Ensaio à minha Deusa...

[Luís]

A minha relação com os deuses nunca foi favorável. Ou nunca existiu. Uma relação pressupõe um laço de afectividade entre duas pessoas. Ora, impossível esta ligação. Apenas. No entanto, hoje, lembrei-me de Cronos e de como gostaria de lhe pedir que anulasse o mês de Agosto da minha vivência do tempo.

Inevitável associar este mês à tristeza com que todos os dias recordo a tua partida. Fazes-me falta, tanta falta. Ainda sinto o calor da tua mão na minha, quando, na calma do silêncio, apaziguavas a minha rebeldia feita palavras. Ainda vejo o sorriso meigo com que secavas todas as minhas lágrimas. Ainda te sinto, num abraço intemporal, quando me resguardavas da vontade imensa que sempre tive de partir. Ainda ouço a tua voz cantante, no embalo suave com que tentavas distrair-me da árdua tarefa que, pelas manhãs, te cabia... pentear-me a farta cabeleira encaracolada. E eu premeditava a fuga, e tu, no meio de uma gargalhada, dizias que até as 'Graças' se penteavam, para poderem acompanhar Afrodite. Eu serenava e calava a dor que o pente trilhava nas ondas castanhas, em nome da Deusa do Amor. No tempo em que me fizeste quase acreditar que a relação com o divino era possível.
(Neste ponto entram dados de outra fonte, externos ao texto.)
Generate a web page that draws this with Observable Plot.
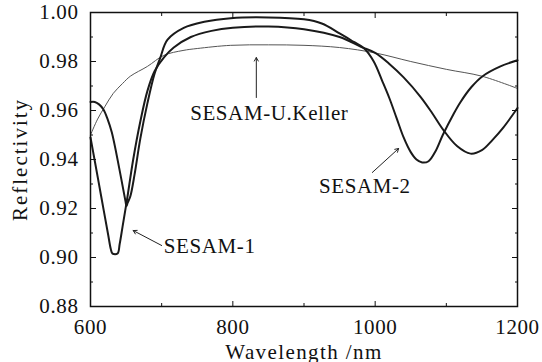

Ensinaste-me a ser o que sou. Como sou. Ensinaste-me que os sentimentos se dizem, sem pudor, nem receio, nem exigências de retribuição. Ensinaste-me que os dias são vividos um de cada vez, como se fossem únicos, como se contivessem em si a aurora da felicidade, em ciclos repetidos que recusam o ocaso. Ensinaste-me a cultivar os meus sonhos, em pequenos vasos, arrumados desordenadamente nas varandas da minha alma, e a regá-los todos os dias com sorrisos líquidos de persistência. Ensinaste-me a arriscar tudo, porque a passividade do nada é tão sem-sabor. Ensinaste-me a ser tolerante com o outro, porque é impossível sermos sós. Ensinaste-me o poder inabalável do 'nós', no respeito pela diferença essencial do 'eu' e do 'tu'. Ensinaste-me a vida, quando me contavas, em jeito de narrativa aberta, momentos da tua. Fazes-me falta.

Partiste num mês quente de Agosto e eu gelei. O Tempo roubou-me a tua presença. Ironicamente, quis levar-te para o panteão dos Deuses. Porque tu não tinhas só nome de Deusa, minha Avó Artemiza, eras uma Deusa. A única em quem eu acreditei, porque verdadeiramente Humana.